E.S. Brown, who was contracted to build a sawmill for William Talbot and A.J. Pope, was found guilty at Port Gamble’s St. Paul Church by participants at the March Murder and Mayhem event hosted by the Kingston Kiwanis.
“They all had their reasons for killing him,” said Port Gamble event coordinator Julie McAfee Monday morning. “(E.S. Brown) wanted to run the whole operation with no competition.”
Participants trying to solve the murder were able to visit the town’s different businesses, grill the various characters they came across, and, by process of elimination, discover who killed Walker. The Kingston Kiwanians dressed up as the different fictional characters, and most did their best to mislead as many people as possible.
“We’re getting far more pointed questions than we expected, people are very perceptive,” said Dave Wetter, who portrayed A.J. Pope. “Many of the answers they were looking for we aren’t privy to.”
“Lola is a tart and she lies,” said Silverdale resident Linda Smyth with a laugh. Lola, played by Judy Osborn, helped Walker cheat at cards at the local Blue Ox Saloon. Many of the participants refused to believe what she said, and felt she was untruthful the majority of the time.

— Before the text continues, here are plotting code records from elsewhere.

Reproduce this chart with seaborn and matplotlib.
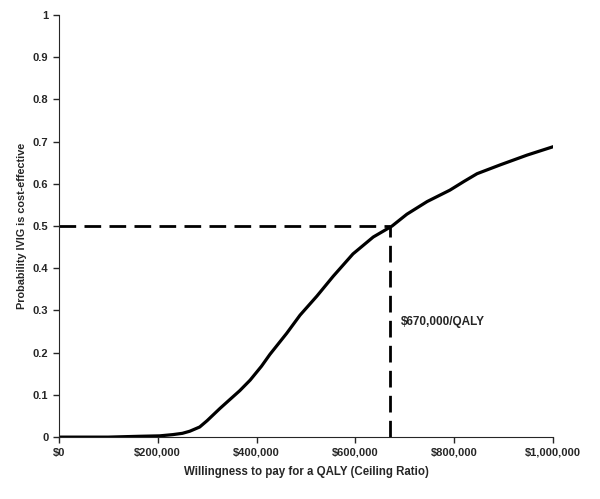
import numpy as np
import pandas as pd
import matplotlib
matplotlib.use('Agg')
import matplotlib.pyplot as plt
import seaborn as sns
from matplotlib.ticker import FuncFormatter, MultipleLocator

# acceptability curve
wtp = [0, 100000, 164000, 204000, 231000, 250000, 265000, 285000, 300000, 326000, 345000,
       366000, 387000, 410000, 427000, 461000, 488000, 522000, 555000, 595000,
       636000, 674000, 704000, 745000, 791000, 820000, 846000, 893000, 947000, 1000000]
prob = [0, 0, 0.002, 0.003, 0.006, 0.009, 0.014, 0.024, 0.039, 0.068, 0.088,
        0.110, 0.135, 0.168, 0.196, 0.246, 0.289, 0.334, 0.381, 0.434,
        0.474, 0.500, 0.528, 0.558, 0.585, 0.606, 0.624, 0.645, 0.668, 0.688]

ceiling = 670000
threshold = 0.5
label = '$670,000/QALY'

df = pd.DataFrame({'wtp': wtp, 'prob': prob})

sns.set_style('ticks')
plt.rcParams['font.family'] = ['Liberation Sans', 'DejaVu Sans']
plt.rcParams['font.weight'] = 'bold'

fig = plt.figure(figsize=(6, 4.99), dpi=100)
ax = fig.add_axes([0.098, 0.124, 0.824, 0.846])

sns.lineplot(data=df, x='wtp', y='prob', ax=ax, color='k', linewidth=2.3)
ax.plot([0, ceiling], [threshold, threshold], color='k', lw=2, ls=(0, (6, 3)))
ax.plot([ceiling, ceiling], [0, threshold], color='k', lw=2, ls=(0, (6, 3)))
ax.text(ceiling + 22000, 0.273, label, fontsize=8.5, fontweight='bold', va='center')

ax.set_xlim(0, 1000000)
ax.set_ylim(0, 1)
ax.xaxis.set_major_locator(MultipleLocator(200000))
ax.yaxis.set_major_locator(MultipleLocator(0.1))
ax.xaxis.set_major_formatter(FuncFormatter(lambda v, p: f'${v:,.0f}'))
ax.yaxis.set_major_formatter(FuncFormatter(lambda v, p: f'{v:g}'))
ax.tick_params(labelsize=8, length=4, width=1)
for t in ax.get_xticklabels() + ax.get_yticklabels():
    t.set_fontweight('bold')
ax.set_xlabel('Willingness to pay for a QALY (Ceiling Ratio)', fontsize=8.3, fontweight='bold', labelpad=6)
ax.set_ylabel('Probability IVIG is cost-effective', fontsize=7.8, fontweight='bold', labelpad=4)
sns.despine(ax=ax)

fig.savefig('out.png', dpi=100)
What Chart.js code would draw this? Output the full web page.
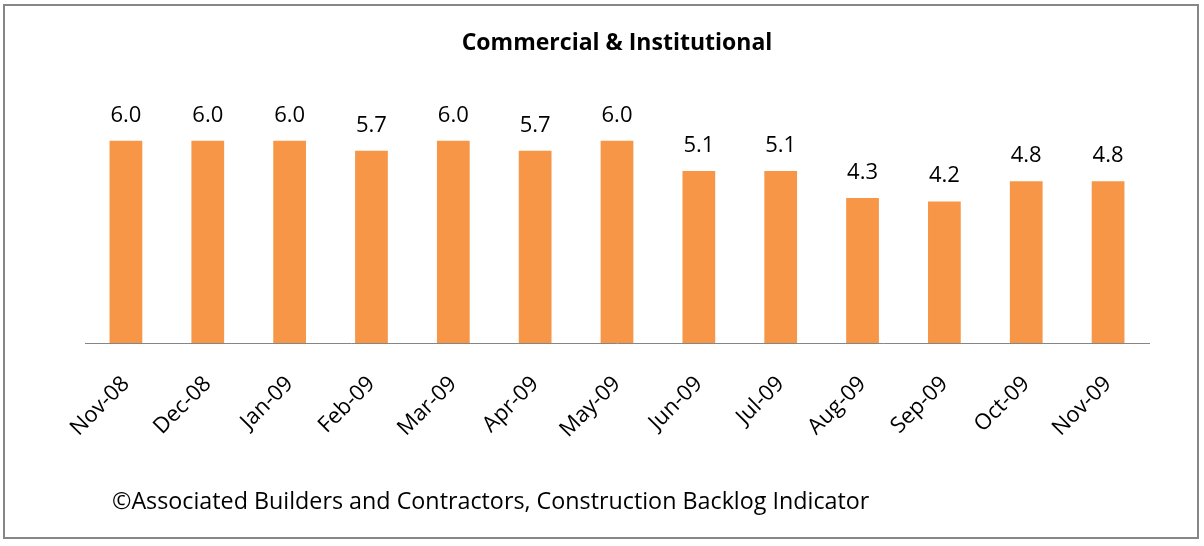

In the end, the Kiwanians revealed Brown couldn’t contain his selfish nature and killed Walker the night before. Ten participants guessed correctly, McAfee said, and Kingston resident Terri Heckly had her name drawn for $100 worth of Port Gamble dollars, which can be used at any of the downtown businesses.
“They’re all sticking together,” Heckly said earlier in the afternoon. “I think they’re clinging together with good reason.”
“We are answering to the best of our abilities,” said Henchman Scott Anderson evasively. “We have our credibility questioned a lot.”
Within the story of Walker’s murder, he, Pope and Talbot are the only true historical characters. The rest were based on a script by Ron Lovell, a local mystery writer.
The idea for the event was formulated by Kiwanian Lyn Playle, who felt it would attract a lot of participants with its Clue-like qualities. The Kiwanis fund raiser brought in about $500 for their local causes, McAfee said.
“They’re already signing up for next year to do different characters,” she said. “This is an event we’d really like to see annually.”